Destiny Rodriguez, Forever 21 aka … 30
Have a baby for you and nobody else. Not to fix anything, and not to make someone happy, nope. Won’t work. Having a child is a lifelong, bittersweet commitment. Make sure that’s the core/ foundation. Mental health is so important. So many people may say things like “forget about you, it’s not about you, you can’t have a life “ etc… but please remember, it’s definitely about you. You can not give your child the best and you are not mentally at your best. Make time for you, buy yourself things, go out, do regular errands without kids or just be alone with yourself. Just because you have a kid, your life shouldn’t stop. It should be altered. Maybe even give a new reason and meaning to achieve new goals, but don’t “lose” yourself.

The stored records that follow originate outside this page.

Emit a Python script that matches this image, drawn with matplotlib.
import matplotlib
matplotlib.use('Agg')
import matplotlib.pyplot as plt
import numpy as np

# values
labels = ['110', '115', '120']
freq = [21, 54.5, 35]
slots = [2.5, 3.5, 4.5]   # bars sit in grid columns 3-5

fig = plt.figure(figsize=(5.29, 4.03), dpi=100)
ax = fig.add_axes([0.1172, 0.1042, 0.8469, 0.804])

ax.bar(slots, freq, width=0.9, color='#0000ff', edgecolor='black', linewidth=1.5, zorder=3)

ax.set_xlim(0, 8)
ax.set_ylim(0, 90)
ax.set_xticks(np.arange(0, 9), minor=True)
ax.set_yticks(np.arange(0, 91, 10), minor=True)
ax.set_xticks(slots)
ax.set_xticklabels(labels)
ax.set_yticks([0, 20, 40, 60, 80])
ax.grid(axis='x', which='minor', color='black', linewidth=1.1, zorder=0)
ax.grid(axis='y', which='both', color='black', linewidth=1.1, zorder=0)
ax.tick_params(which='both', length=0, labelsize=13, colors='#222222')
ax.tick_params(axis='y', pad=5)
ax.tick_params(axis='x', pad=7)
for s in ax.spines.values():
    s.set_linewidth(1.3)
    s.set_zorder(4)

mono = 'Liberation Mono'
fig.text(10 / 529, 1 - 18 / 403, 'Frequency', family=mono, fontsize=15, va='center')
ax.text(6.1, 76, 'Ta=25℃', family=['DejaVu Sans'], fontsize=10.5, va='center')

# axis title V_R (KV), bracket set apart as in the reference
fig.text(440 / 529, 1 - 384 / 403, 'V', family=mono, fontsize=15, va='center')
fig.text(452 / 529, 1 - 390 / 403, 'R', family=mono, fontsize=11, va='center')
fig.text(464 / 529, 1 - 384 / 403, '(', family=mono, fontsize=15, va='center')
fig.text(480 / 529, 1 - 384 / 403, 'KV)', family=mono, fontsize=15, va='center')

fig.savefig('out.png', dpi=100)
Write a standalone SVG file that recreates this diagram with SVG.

It’s definitely hard and there are so many times when there is no “ right or wrong “ answer. Just always do your best, and have your kids best interest in mind. Lastly, no one owes you anything. You’ll def lose some people you thought were friends. Its life. Don’t get bent outta shape. It’s apart of growth. People get too caught up in what others should or are “supposed” to be doing for them. You have a kid, ( not your mom, the godmother, aunty, etc ) be prepared to do any and everything for that kid. You had them, don’t let them suffer for what others lack. And if you can’t live with that, don’t have them ! Kids are definitely a choice. Milfs and baby mommas are born everyday, which one will you be?
Black Maternal Health week (April 11-17), founded and led by the Black Mamas Matter Alliance.